Por último, a sociedade aberta, segundo Ralf Dahrendorf, é um termo antitético a todas as teorias que têm como premissa a imanência na crença de um portador do futuro. Em uma teoria assim concebida não há lugar para a liberdade, por isso não há lugar para uma práxis realmente libertadora.

Além disso, a sociedade aberta é, acima de tudo, a plena cidadania, a garantia dos direitos civis e a garantia de que todos terão acesso a bens e serviços. A cidadania plena é, aliás, "uma oportunidade, uma chance de levar uma vida ativa e plena de participação no processo político, no mercado de trabalho, na sociedade" (p. 140).

Francisco Campos é assessor na Câmara Municipal de São Paulo

Ralf Dahrendorf

Ralf Dahrendorf certamente é um desconhecido para a maioria dos militantes de esquerda. Merece, portanto, uma breve apresentação.

Nasceu em Hamburgo, em 1929. Estudou filosofia e filologia clássica, mas foi como sociólogo que escreveu suas mais importantes obras, e tornou-se conhecido fora da Europa. Em 1944, foi para num campo de concentração nazista. Em 1947 entrou no Partido Social Democrata alemão, saindo para o Partido Liberal. Foi membro do parlamento e ministro na Alemanha. Durante quatro anos (1970-1974) pertenceu à Comissão Executiva da Comunidade Econômica Européia.

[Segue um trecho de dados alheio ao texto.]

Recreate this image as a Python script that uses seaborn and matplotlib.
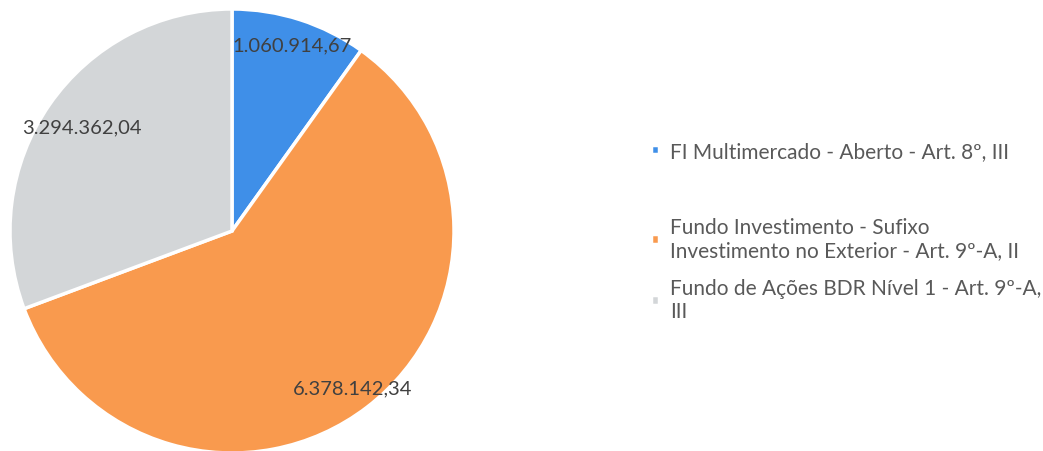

Atualmente vive na Grã-Bretanha, onde dirige o St. Antony's College (Universidade de Oxford). Entre as suas obras mais importantes destacamos: Homo Sociologicus (in Ensaios de Teoria da Sociedade, Zahar Editores); La Libertá che cambia, Il Conflito sociale nella modernità, Per un nuovo liberalismo, Pensare e fare politica (todos na versão italiana). A Editora da Universidade de Brasília publicou alguns livros do autor, como Liberdade e Sociedade e O liberalismo e a Europa. Jorge Zahar Editor anuncia para este ano o lançamento no Brasil de Conflito social moderno.